Instructions for the task -
Write out the entries verbatim and leave the images out of the copy.

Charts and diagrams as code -
----------------

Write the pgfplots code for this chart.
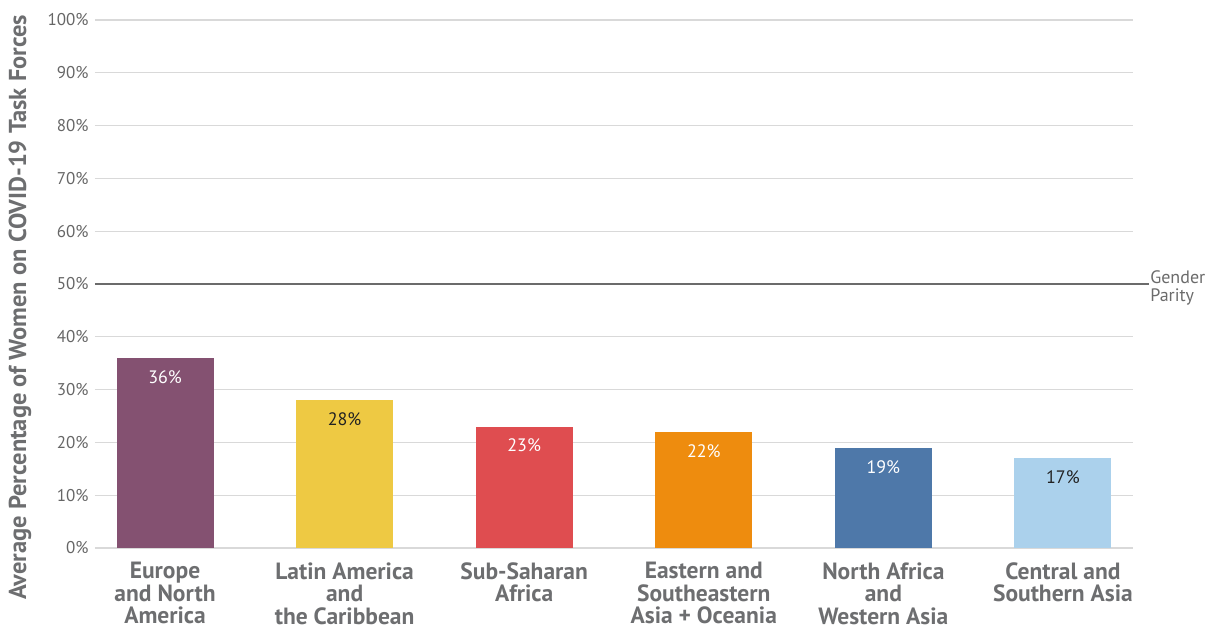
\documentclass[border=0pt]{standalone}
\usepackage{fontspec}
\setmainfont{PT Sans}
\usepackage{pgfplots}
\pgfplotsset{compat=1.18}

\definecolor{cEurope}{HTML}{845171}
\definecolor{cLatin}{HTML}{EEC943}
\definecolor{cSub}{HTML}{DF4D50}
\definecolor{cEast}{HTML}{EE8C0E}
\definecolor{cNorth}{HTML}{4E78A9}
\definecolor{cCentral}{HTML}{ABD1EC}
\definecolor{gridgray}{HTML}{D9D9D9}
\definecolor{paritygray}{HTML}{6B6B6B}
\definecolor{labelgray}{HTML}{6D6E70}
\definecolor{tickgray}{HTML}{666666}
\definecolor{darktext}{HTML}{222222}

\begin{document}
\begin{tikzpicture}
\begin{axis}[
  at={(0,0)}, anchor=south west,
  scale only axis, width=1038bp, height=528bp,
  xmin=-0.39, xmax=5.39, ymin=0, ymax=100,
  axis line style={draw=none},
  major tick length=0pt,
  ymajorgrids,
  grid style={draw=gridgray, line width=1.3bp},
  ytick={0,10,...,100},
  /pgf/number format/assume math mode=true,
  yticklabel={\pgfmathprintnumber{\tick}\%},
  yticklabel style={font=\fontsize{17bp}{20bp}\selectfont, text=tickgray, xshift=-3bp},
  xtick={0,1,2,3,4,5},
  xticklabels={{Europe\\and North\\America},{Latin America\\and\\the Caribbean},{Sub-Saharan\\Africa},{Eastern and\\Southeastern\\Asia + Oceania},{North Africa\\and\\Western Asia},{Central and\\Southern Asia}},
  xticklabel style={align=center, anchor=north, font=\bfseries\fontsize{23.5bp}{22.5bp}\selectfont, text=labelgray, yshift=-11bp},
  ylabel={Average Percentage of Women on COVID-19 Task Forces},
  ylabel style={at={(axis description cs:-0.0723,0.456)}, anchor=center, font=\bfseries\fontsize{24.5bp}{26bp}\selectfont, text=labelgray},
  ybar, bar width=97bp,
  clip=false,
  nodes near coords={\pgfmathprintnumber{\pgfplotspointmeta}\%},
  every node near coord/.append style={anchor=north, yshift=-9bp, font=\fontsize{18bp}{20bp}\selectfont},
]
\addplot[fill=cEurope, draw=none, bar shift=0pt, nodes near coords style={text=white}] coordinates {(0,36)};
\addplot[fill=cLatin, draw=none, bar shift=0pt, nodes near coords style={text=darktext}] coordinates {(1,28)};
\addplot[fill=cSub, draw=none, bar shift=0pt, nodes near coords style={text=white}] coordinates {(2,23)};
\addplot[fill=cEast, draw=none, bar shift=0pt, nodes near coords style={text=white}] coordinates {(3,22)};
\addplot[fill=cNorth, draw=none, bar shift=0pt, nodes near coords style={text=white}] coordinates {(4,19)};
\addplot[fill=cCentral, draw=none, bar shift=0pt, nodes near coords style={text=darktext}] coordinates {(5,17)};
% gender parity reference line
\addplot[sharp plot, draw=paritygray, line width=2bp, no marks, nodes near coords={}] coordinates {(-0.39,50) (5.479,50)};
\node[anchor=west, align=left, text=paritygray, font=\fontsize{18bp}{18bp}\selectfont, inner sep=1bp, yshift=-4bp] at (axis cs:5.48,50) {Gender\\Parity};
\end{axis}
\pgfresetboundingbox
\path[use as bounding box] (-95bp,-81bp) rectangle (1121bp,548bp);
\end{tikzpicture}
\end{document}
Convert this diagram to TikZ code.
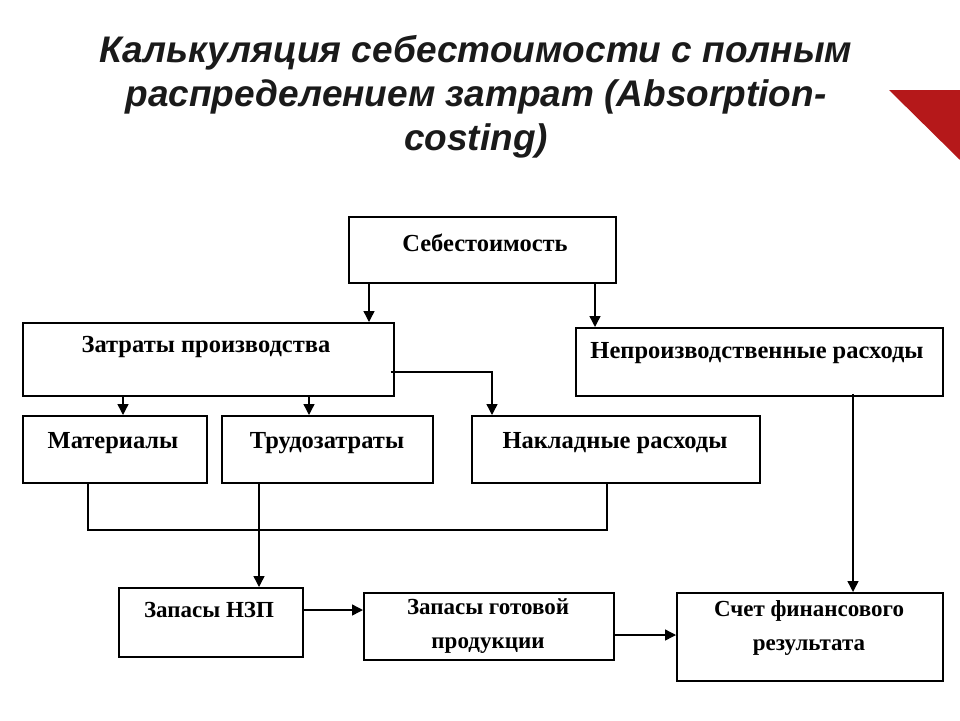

----------------

Correct result -
Write the pgfplots code for this chart.
\documentclass[border=0pt]{standalone}
\usepackage{fontspec}
\setmainfont{PT Sans}
\usepackage{pgfplots}
\pgfplotsset{compat=1.18}

\definecolor{cEurope}{HTML}{845171}
\definecolor{cLatin}{HTML}{EEC943}
\definecolor{cSub}{HTML}{DF4D50}
\definecolor{cEast}{HTML}{EE8C0E}
\definecolor{cNorth}{HTML}{4E78A9}
\definecolor{cCentral}{HTML}{ABD1EC}
\definecolor{gridgray}{HTML}{D9D9D9}
\definecolor{paritygray}{HTML}{6B6B6B}
\definecolor{labelgray}{HTML}{6D6E70}
\definecolor{tickgray}{HTML}{666666}
\definecolor{darktext}{HTML}{222222}

\begin{document}
\begin{tikzpicture}
\begin{axis}[
  at={(0,0)}, anchor=south west,
  scale only axis, width=1038bp, height=528bp,
  xmin=-0.39, xmax=5.39, ymin=0, ymax=100,
  axis line style={draw=none},
  major tick length=0pt,
  ymajorgrids,
  grid style={draw=gridgray, line width=1.3bp},
  ytick={0,10,...,100},
  /pgf/number format/assume math mode=true,
  yticklabel={\pgfmathprintnumber{\tick}\%},
  yticklabel style={font=\fontsize{17bp}{20bp}\selectfont, text=tickgray, xshift=-3bp},
  xtick={0,1,2,3,4,5},
  xticklabels={{Europe\\and North\\America},{Latin America\\and\\the Caribbean},{Sub-Saharan\\Africa},{Eastern and\\Southeastern\\Asia + Oceania},{North Africa\\and\\Western Asia},{Central and\\Southern Asia}},
  xticklabel style={align=center, anchor=north, font=\bfseries\fontsize{23.5bp}{22.5bp}\selectfont, text=labelgray, yshift=-11bp},
  ylabel={Average Percentage of Women on COVID-19 Task Forces},
  ylabel style={at={(axis description cs:-0.0723,0.456)}, anchor=center, font=\bfseries\fontsize{24.5bp}{26bp}\selectfont, text=labelgray},
  ybar, bar width=97bp,
  clip=false,
  nodes near coords={\pgfmathprintnumber{\pgfplotspointmeta}\%},
  every node near coord/.append style={anchor=north, yshift=-9bp, font=\fontsize{18bp}{20bp}\selectfont},
]
\addplot[fill=cEurope, draw=none, bar shift=0pt, nodes near coords style={text=white}] coordinates {(0,36)};
\addplot[fill=cLatin, draw=none, bar shift=0pt, nodes near coords style={text=darktext}] coordinates {(1,28)};
\addplot[fill=cSub, draw=none, bar shift=0pt, nodes near coords style={text=white}] coordinates {(2,23)};
\addplot[fill=cEast, draw=none, bar shift=0pt, nodes near coords style={text=white}] coordinates {(3,22)};
\addplot[fill=cNorth, draw=none, bar shift=0pt, nodes near coords style={text=white}] coordinates {(4,19)};
\addplot[fill=cCentral, draw=none, bar shift=0pt, nodes near coords style={text=darktext}] coordinates {(5,17)};
% gender parity reference line
\addplot[sharp plot, draw=paritygray, line width=2bp, no marks, nodes near coords={}] coordinates {(-0.39,50) (5.479,50)};
\node[anchor=west, align=left, text=paritygray, font=\fontsize{18bp}{18bp}\selectfont, inner sep=1bp, yshift=-4bp] at (axis cs:5.48,50) {Gender\\Parity};
\end{axis}
\pgfresetboundingbox
\path[use as bounding box] (-95bp,-81bp) rectangle (1121bp,548bp);
\end{tikzpicture}
\end{document}
Convert this diagram to TikZ code.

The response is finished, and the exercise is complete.